## start
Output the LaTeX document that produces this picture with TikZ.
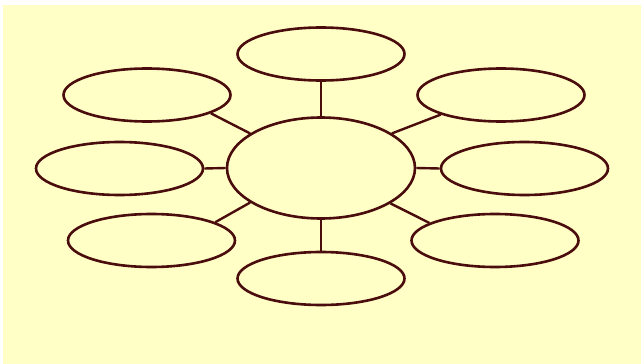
\documentclass[tikz,border=0pt]{standalone}
\usetikzlibrary{shapes.geometric}
\definecolor{cpaper}{HTML}{FFFFC6}
\definecolor{cbrown}{HTML}{4A0C0C}
\tikzset{
  every picture/.style={line width=2.6pt},
  bubble/.style={ellipse, draw=cbrown, minimum width=167pt, minimum height=53pt, inner sep=0pt},
  hub/.style={ellipse, draw=cbrown, minimum width=188pt, minimum height=101pt, inner sep=0pt},
  spoke/.style={draw=cbrown, line width=2.4pt},
}

\begin{document}
\begin{tikzpicture}[x=1pt, y=-1pt]
  % page and paper
  \useasboundingbox (0,0) rectangle (641,364);
  \fill[white] (0,0) rectangle (641,364);
  \fill[cpaper] (3,5) rectangle (641,364);
  % centre
  \node[hub] (hub) at (321,168) {};
  % ring of bubbles
  \node[bubble] (top) at (321,54) {};
  \node[bubble] (upleft) at (147,95) {};
  \node[bubble] (upright) at (501,95) {};
  \node[bubble] (left) at (119.5,168.5) {};
  \node[bubble] (right) at (524.5,168.5) {};
  \node[bubble] (lowleft) at (151.5,240.5) {};
  \node[bubble] (lowright) at (495,240.5) {};
  \node[bubble] (bottom) at (321,278.5) {};
  % spokes
  \foreach \b/\p/\q in {top/90/270, upleft/154/344, upright/26/198, left/180/0,
                        right/0/180, lowleft/206/16, lowright/333/165, bottom/270/90}
    \draw[spoke] (hub.\p) -- (\b.\q);
\end{tikzpicture}
\end{document}
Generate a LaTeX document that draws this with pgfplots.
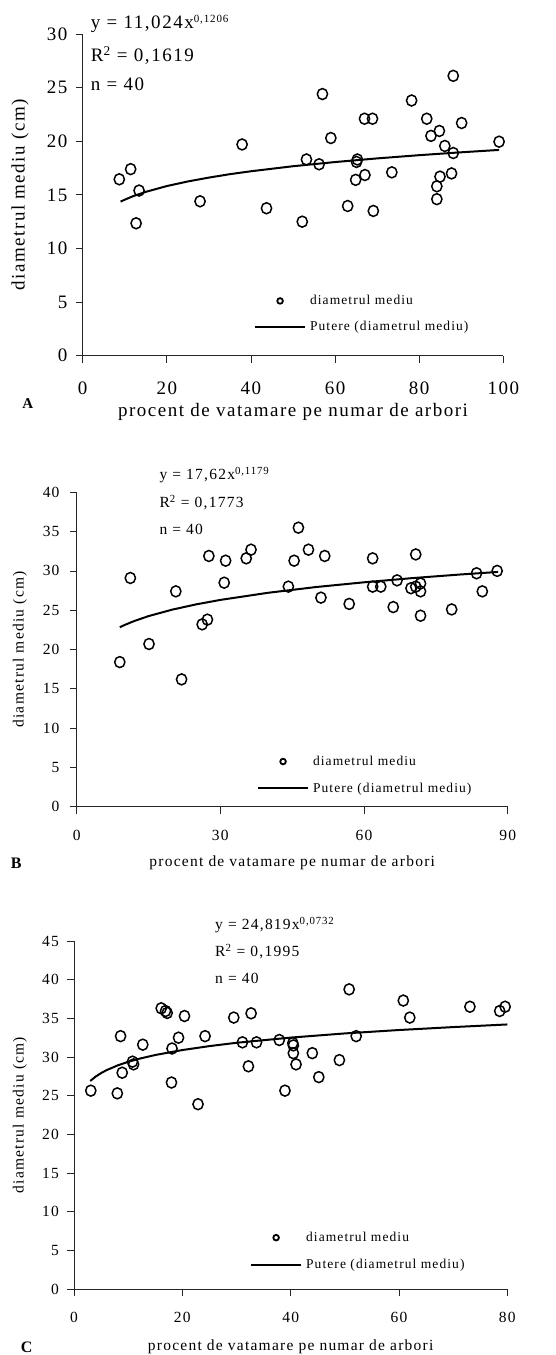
\documentclass[border=0pt]{standalone}
\usepackage{fontspec}
\setmainfont{Liberation Serif}[LetterSpace=8]
\usepackage{pgfplots}
\pgfplotsset{compat=1.18}

\newcommand\fA{\fontsize{19}{22}\selectfont}
\newcommand\fB{\fontsize{15.5}{18}\selectfont}
\newcommand\fL{\fontsize{13.5}{16}\selectfont}

\pgfplotsset{
 panel/.style={
  scale only axis, axis lines=left, axis line style={-, line width=0.8pt, black!85},
  tick align=outside, major tick length=7pt, tick style={line width=0.8pt, black!85},
  /pgf/number format/assume math mode=true,
  clip=false,
  xticklabel style={inner sep=0pt, anchor=north},
  yticklabel style={inner sep=0pt, anchor=east},
  legend cell align=left,
 },
 dots/.style={only marks, mark=o, mark size=5.5pt, mark options={line width=1.5pt, black, xscale=0.93}, forget plot},
 trend/.style={no marks, line width=2pt, black, forget plot},
 legmark/.style={legend image code/.code={\draw[##1, line width=1.8pt, mark size=2.8pt] plot coordinates {(25pt,0pt)};}},
 legline/.style={legend image code/.code={\draw[##1, line width=2pt] (0pt,0pt) -- (50pt,0pt);}},
}

\begin{document}
\begin{tikzpicture}
\useasboundingbox (0pt,0pt) rectangle (555pt,-1355pt);

% ---------------- Panel A ----------------
\begin{axis}[panel,
  at={(82.7pt,-355.7pt)}, anchor=south west,
  width=420.6pt, height=321.7pt,
  xmin=0, xmax=100, ymin=0, ymax=30,
  xtick={0,20,40,60,80,100}, ytick={0,5,10,15,20,25,30},
  tick label style={font=\fA},
  xticklabel style={yshift=-19pt},
  yticklabel style={xshift=-8pt},
  xlabel={procent de vatamare pe numar de arbori},
  ylabel={diametrul mediu (cm)},
  label style={font=\fA},
  xlabel style={at={(axis description cs:0.5,-0.175)}, anchor=center},
  ylabel style={at={(axis description cs:-0.149,0.5)}, anchor=center},
  legend style={draw=none, fill=none, font=\fL, at={(axis description cs:0.407,0.13)}, anchor=west, inner sep=0pt, row sep=13pt, nodes={inner sep=1pt}, column sep=3pt},
]
\addplot[dots] coordinates {
(8.7,16.45) (11.4,17.4) (13.4,15.4) (12.7,12.35) (27.9,14.4) (37.9,19.7)
(43.7,13.75) (52.2,12.5) (53.2,18.3) (56.2,17.85) (57,24.4) (59,20.3)
(63,13.96) (64.9,16.4) (65.1,18.07) (65.3,18.3) (67,22.1) (68.9,22.1)
(67.1,16.85) (69.1,13.5) (73.5,17.1) (78.2,23.8) (81.8,22.1) (82.8,20.5)
(84.8,20.96) (86.1,19.56) (88.1,26.1) (88.1,18.9) (90.1,21.7) (99,19.96)
(87.7,17.0) (84.95,16.7) (84.2,15.8) (84.2,14.6)
};
\addplot[trend] coordinates {
(9,14.37) (10,14.55) (12,14.88) (15,15.28) (20,15.82) (25,16.25) (30,16.61)
(35,16.93) (40,17.20) (50,17.67) (60,18.06) (70,18.40) (80,18.70) (90,18.97) (99,19.19)
};
\addlegendimage{legmark, only marks, mark=o, black}
\addlegendimage{legline, black}
\legend{diametrul mediu, Putere (diametrul mediu)}
\end{axis}

% ---------------- Panel B ----------------
\begin{axis}[panel,
  at={(76.7pt,-806.7pt)}, anchor=south west,
  width=431pt, height=314.4pt,
  xmin=0, xmax=90, ymin=0, ymax=40,
  xtick={0,30,60,90}, ytick={0,5,10,15,20,25,30,35,40},
  tick label style={font=\fB},
  xticklabel style={yshift=-16pt},
  yticklabel style={xshift=-10pt},
  xlabel={procent de vatamare pe numar de arbori},
  ylabel={diametrul mediu (cm)},
  label style={font=\fB},
  xlabel style={at={(axis description cs:0.5,-0.1775)}, anchor=center},
  ylabel style={at={(axis description cs:-0.1316,0.5)}, anchor=center},
  legend style={draw=none, fill=none, font=\fL, at={(axis description cs:0.418,0.101)}, anchor=west, inner sep=0pt, row sep=14pt, nodes={inner sep=1pt}, column sep=3pt},
]
\addplot[dots] coordinates {
(11.2,29.1) (20.7,27.4) (15.1,20.7) (9.0,18.4) (21.9,16.2) (26.2,23.2)
(27.3,23.8) (27.6,31.9) (30.8,28.5) (31.1,31.3) (35.4,31.6) (36.4,32.7)
(44.2,28.0) (45.4,31.3) (46.3,35.5) (48.4,32.7) (51.8,31.9) (51.0,26.6)
(56.9,25.8) (61.8,31.6) (61.8,28.0) (63.5,28.0) (66.1,25.4) (66.9,28.8)
(69.8,27.8) (70.8,28.0) (70.8,32.1) (71.8,28.4) (71.8,27.4) (71.8,24.3)
(78.3,25.1) (83.5,29.7) (84.7,27.4) (87.8,30.0)
};
\addplot[trend] coordinates {
(9,22.83) (10,23.12) (12,23.62) (15,24.25) (20,25.08) (25,25.75) (30,26.31)
(40,27.22) (50,27.95) (60,28.55) (70,29.08) (80,29.54) (88,29.87)
};
\addlegendimage{legmark, only marks, mark=o, black}
\addlegendimage{legline, black}
\legend{diametrul mediu, Putere (diametrul mediu)}
\end{axis}

% ---------------- Panel C ----------------
\begin{axis}[panel,
  at={(74pt,-1289pt)}, anchor=south west,
  width=433.3pt, height=348pt,
  xmin=0, xmax=80, ymin=0, ymax=45,
  xtick={0,20,40,60,80}, ytick={0,5,10,15,20,25,30,35,40,45},
  tick label style={font=\fB},
  xticklabel style={yshift=-16pt},
  yticklabel style={xshift=-8pt},
  xlabel={procent de vatamare pe numar de arbori},
  ylabel={diametrul mediu (cm)},
  label style={font=\fB},
  xlabel style={at={(axis description cs:0.5,-0.165)}, anchor=center},
  ylabel style={at={(axis description cs:-0.1246,0.5)}, anchor=center},
  legend style={draw=none, fill=none, font=\fL, at={(axis description cs:0.406,0.109)}, anchor=west, inner sep=0pt, row sep=14pt, nodes={inner sep=1pt}, column sep=3pt},
]
\addplot[dots] coordinates {
(8.6,32.7) (8.9,27.97) (10.8,29.4) (11.0,29.05) (12.7,31.6) (16.1,36.3)
(16.9,35.95) (17.2,35.7) (18.1,31.1) (19.3,32.5) (20.4,35.3) (24.2,32.7)
(29.5,35.1) (32.7,35.65) (31.1,31.9) (33.7,31.9) (32.2,28.8) (37.9,32.2)
(40.4,31.8) (40.5,31.5) (40.5,30.5) (41.0,29.05) (44.0,30.5) (49.0,29.6)
(50.8,38.75) (52.1,32.7) (60.8,37.3) (62.0,35.1) (73.1,36.5) (78.6,35.95)
(79.6,36.5) (3.1,25.65) (8.0,25.3) (18.0,26.7) (22.9,23.9) (38.95,25.65)
(45.2,27.4)
};
\addplot[trend] coordinates {
(3,26.90) (4,27.47) (5,27.92) (6,28.30) (8,28.90) (10,29.38) (12,29.77) (15,30.26)
(20,30.90) (25,31.41) (30,31.84) (40,32.51) (50,33.05) (60,33.49) (70,33.87) (80,34.21)
};
\addlegendimage{legmark, only marks, mark=o, black}
\addlegendimage{legline, black}
\legend{diametrul mediu, Putere (diametrul mediu)}
\end{axis}

% ---------------- Annotations ----------------
\node[anchor=base west, inner sep=0pt, font=\fA] at (90.7pt,-28.3pt) {y = 11,024x\textsuperscript{\fontsize{11}{12}\selectfont 0,1206}};
\node[anchor=base west, inner sep=0pt, font=\fA] at (90.7pt,-61.7pt) {R\textsuperscript{2} = 0,1619};
\node[anchor=base west, inner sep=0pt, font=\fA] at (90.7pt,-90.7pt) {n = 40};

\node[anchor=base west, inner sep=0pt, font=\fB] at (159.3pt,-479.3pt) {y = 17,62x\textsuperscript{0,1179}};
\node[anchor=base west, inner sep=0pt, font=\fB] at (159.3pt,-507.7pt) {R\textsuperscript{2} = 0,1773};
\node[anchor=base west, inner sep=0pt, font=\fB] at (159.3pt,-534.3pt) {n = 40};

\node[anchor=base west, inner sep=0pt, font=\fB] at (215pt,-929.3pt) {y = 24,819x\textsuperscript{0,0732}};
\node[anchor=base west, inner sep=0pt, font=\fB] at (215pt,-956.7pt) {R\textsuperscript{2} = 0,1995};
\node[anchor=base west, inner sep=0pt, font=\fB] at (215pt,-983.3pt) {n = 40};

\node[font=\fontsize{15}{17}\selectfont\bfseries] at (27.7pt,-404pt) {A};
\node[font=\fontsize{16}{18}\selectfont\bfseries] at (16.3pt,-863pt) {B};
\node[font=\fontsize{16}{18}\selectfont\bfseries] at (26.7pt,-1347pt) {C};
\end{tikzpicture}
\end{document}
## end
**What is being asked**
Find how many lines in the material hold the word "this" and state that number alone.

**Output below**
2